Participants could submit their entries in various media, such as text, photos, and videos, explaining the couple who set up the Foundation. A judging panel made up of the Foundation’s Board of Directors and Board of Trustees assessed the submissions according to the criteria of originality, creativity, innovation, effort, variety, uniqueness, harmony, and the link to the project title. Twenty submissions were received from numerous countries before the deadline. It was not just the quantity but especially the quality that was judged to be “entirely positive.” The event organizer praised the “consistently high standard” of the entries. This applies to their technical skills and virtuosity, the individuality of the accounts, and the variety of aspects associated with the topic. This made the judging panel’s decision a difficult one.

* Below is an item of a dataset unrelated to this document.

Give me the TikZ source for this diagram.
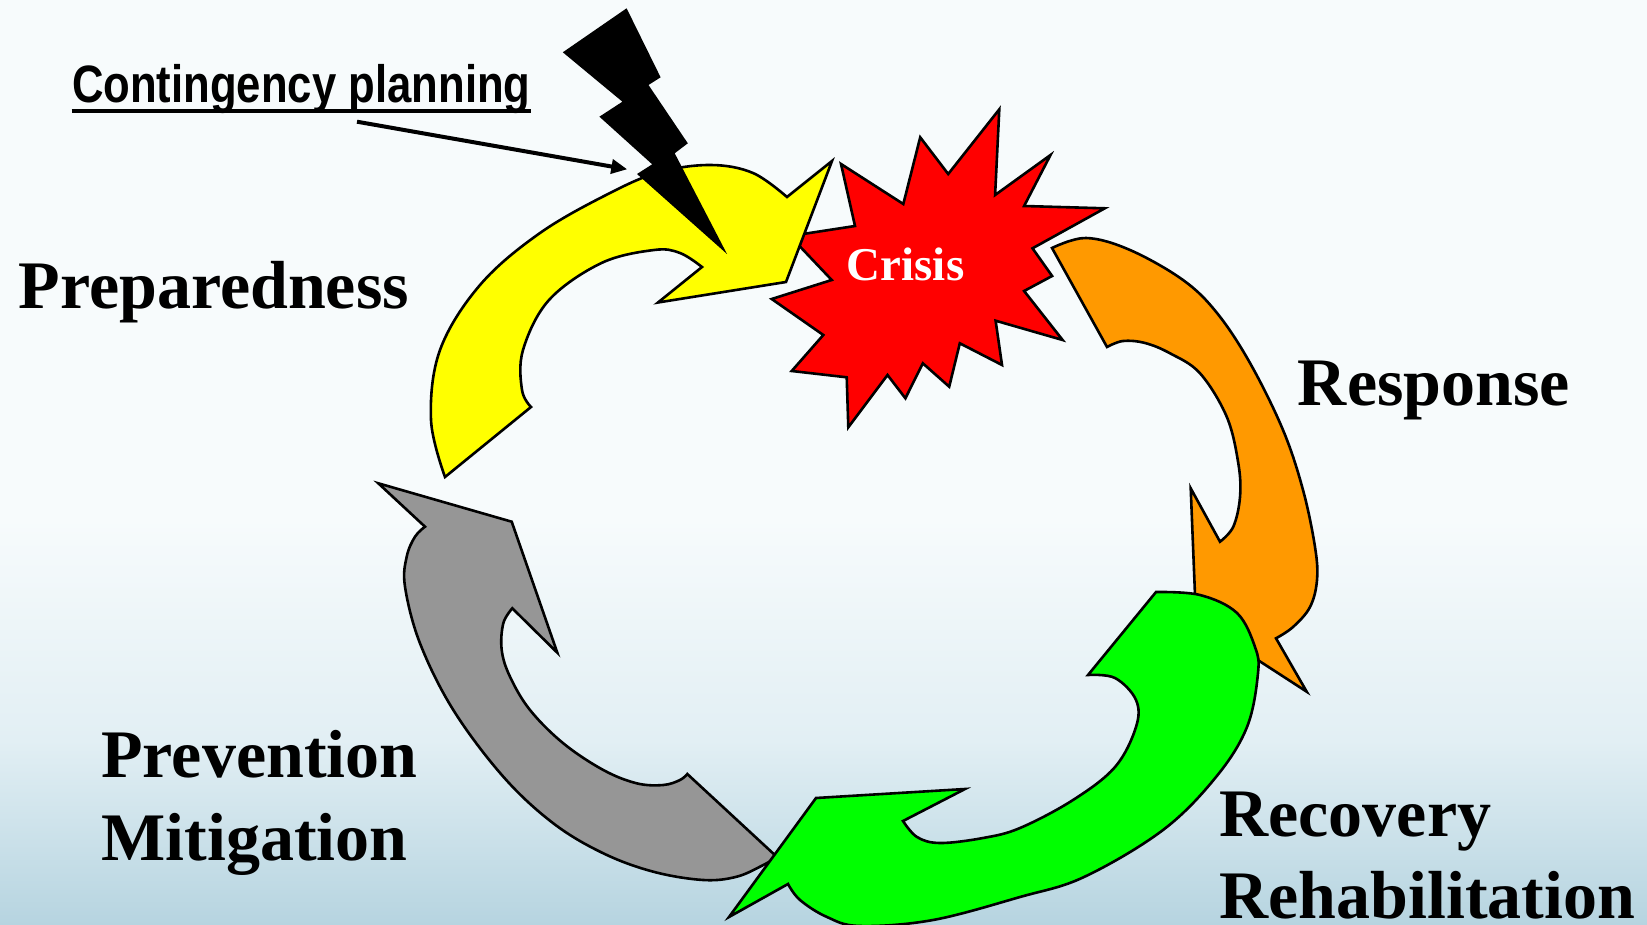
\documentclass[tikz,border=0pt]{standalone}
\usepackage{fontspec}
\setmainfont{Liberation Serif}
\newfontfamily\narrowsans{Liberation Sans}
\usetikzlibrary{arrows.meta}
\definecolor{bgtop}{RGB}{247,251,252}
\definecolor{bgmid}{RGB}{226,239,244}
\definecolor{bgbot}{RGB}{182,212,224}
\definecolor{grayA}{RGB}{150,150,150}
\definecolor{orangeA}{RGB}{255,153,0}
\definecolor{greenA}{RGB}{0,255,0}
\definecolor{yellowA}{RGB}{255,255,0}
\definecolor{redA}{RGB}{255,0,0}
\pgfdeclareverticalshading{bgshade}{100bp}{color(0bp)=(bgbot); color(25bp)=(bgbot); color(35bp)=(bgmid); color(47bp)=(bgtop); color(100bp)=(bgtop)}
\tikzset{
  part/.style={draw=black, line width=1.3pt, line join=miter},
  stage/.style={font=\fontsize{34pt}{41pt}\selectfont\bfseries, anchor=base west, inner sep=0pt},
}
\begin{document}
\begin{tikzpicture}[x=0.5pt,y=-0.5pt]
\useasboundingbox (0,0) rectangle (1647,925);
\shade[shading=bgshade] (0,0) rectangle (1647,925);

% gray arrow (prevention)
\draw[part, fill=grayA] (378.3,483.3) -- (511.7,521.7) -- (557.3,652.7) -- (512.3,608.3)
  -- plot[smooth, tension=0.6] coordinates {(512.3,608.3) (503.3,623.3) (501.7,650) (510,676.7) (530,710) (563.3,743.3) (603.3,770) (636.7,783.3) (663.3,785) (680,780) (687.3,774)}
  -- (777,857)
  -- plot[smooth, tension=0.6] coordinates {(777,857) (763.3,865) (736.7,876.7) (703.3,880) (653.3,871.7) (603.3,853.3) (553.3,823.3) (503.3,776.7) (453.3,710) (420,643.3) (405,586.7) (406.7,556.7) (415,536.7) (425,526.7)}
  -- cycle;

% orange arrow (response)
\draw[part, fill=orangeA] (1052,248)
  -- plot[smooth, tension=0.6] coordinates {(1052,248) (1086,238) (1130,250) (1183,280) (1217,313) (1250,363) (1283,430) (1303,490) (1315,547) (1317,580) (1310,607) (1293,627) (1276,638.3)}
  -- (1306.7,691.7) -- (1196,620) -- (1190.7,488.3) -- (1220,541.7)
  -- plot[smooth, tension=0.6] coordinates {(1220,541.7) (1233.3,526.7) (1240,497) (1238.3,463.3) (1226.7,416.7) (1200,373.3) (1170,353.3) (1145,343) (1123,341) (1107,347)}
  -- cycle;

% green arrow (recovery)
\draw[part, fill=greenA] (1156,592)
  -- plot[smooth, tension=0.6] coordinates {(1156,592) (1200,595) (1237,613) (1255,647) (1258,673) (1247,727) (1216,777) (1163,830) (1084,877) (1020,897) (933,920) (860,926) (827,917) (800,900) (788,884)}
  -- (729,917) -- (816,798) -- (965,789) -- (903,821)
  -- plot[smooth, tension=0.6] coordinates {(903,821) (917,837) (940,843) (983,838) (1020,828) (1073,800) (1115,767) (1136,727) (1136,700) (1115,678) (1088,675)}
  -- cycle;

% crisis star
\draw[part, fill=redA] (841,164) -- (903.3,204) -- (920.2,137.3) -- (948.2,174) -- (999.3,109.3) -- (995.1,195) -- (1050.5,155) -- (1024.1,206) -- (1104.8,208.3) -- (1032.5,248.3) -- (1052.1,276) -- (1024.1,291) -- (1062.6,340) -- (995.6,320.7) -- (1002,365) -- (959.8,343.3) -- (949.2,386.7) -- (922.8,363.3) -- (905.4,398.3) -- (887.5,375) -- (848.3,427.3) -- (846.7,377.3) -- (791.7,371) -- (823.3,335) -- (771.7,299) -- (831.7,280) -- (790,236) -- (855,226) -- cycle;

% yellow arrow (preparedness)
\draw[part, fill=yellowA] (445,477)
  -- plot[smooth, tension=0.6] coordinates {(445,477) (431,420) (440,350) (480,285) (540,233) (610,193) (660,172) (711,165) (753,173) (787,197)}
  -- (832,161) -- (786,282) -- (658,302.5) -- (702,267)
  -- plot[smooth, tension=0.6] coordinates {(702,267) (680,253) (654,250) (601.5,263) (549,300) (523,350) (522,390) (531,407)}
  -- cycle;

% lightning bolt
\fill[black] (626.6,8.3) -- (660.6,77.3) -- (648.5,85) -- (687.8,143.3) -- (674.7,153.3) -- (727,254) -- (637,174) -- (652.2,164.3) -- (599.4,116.7) -- (622.4,101.7) -- (562.8,52.3) -- cycle;

% texts
\node[anchor=base west, inner sep=0pt, font=\narrowsans\bfseries\fontsize{26.3pt}{30pt}\selectfont] (cont) at (71.7,102.7) {\scalebox{0.83}[1]{Contingency planning}};
\draw[line width=2.2pt] ([yshift=-4.05pt]cont.base west) -- ([yshift=-4.05pt]cont.base east);
\coordinate (cp1) at (357,121.7);
\coordinate (cp2) at (627.3,169.3);
\draw[line width=2pt, -{Triangle[length=8pt,width=7pt]}] (cp1) -- (cp2);

\node[anchor=base west, inner sep=0pt, text=white, font=\fontsize{23.5pt}{28pt}\selectfont\bfseries] (crisis) at (846.4,280) {Crisis};
\node[stage] (prep) at (18.3,308.3) {Preparedness};
\node[stage] (resp) at (1297.5,405) {Response};
\node[stage] (prev) at (101,777.3) {Prevention};
\node[stage] (miti) at (101,860) {Mitigation};
\node[stage] (reco) at (1219,836) {Recovery};
\node[stage] (reha) at (1219,918) {Rehabilitation};
\end{tikzpicture}
\end{document}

Prizes awarded for the high standard of entries
This is especially apparent from the fact that two main prizes were awarded. Małgorzata Staszek from Poland and Dominik Streble from Germany each received prize money of 5000 euros. The Polish winner, who works in order processing at the Lubartów roof window factory, presented many real examples in her video and demonstrated what “windows say”. The German winner is a production planner at the Leinfelden-Echterdingen hardware factory and likewise addressed many aspects of windows. One of his assertions was that: “Windows give a house wall rhythm and liveliness.” Alongside the cash prize, the prize-winners were also invited to visit each others’ countries.
The Foundation also awarded 500 euros to five runners-up in recognition of the high standard of their entries. The Foundation reports that the recipients live and work in Brazil, Germany, Kazakhstan, Nepal and Hungary. This highlights the international nature of the competition, which got the activities of the Wilhelm Frank Foundation off to a good start.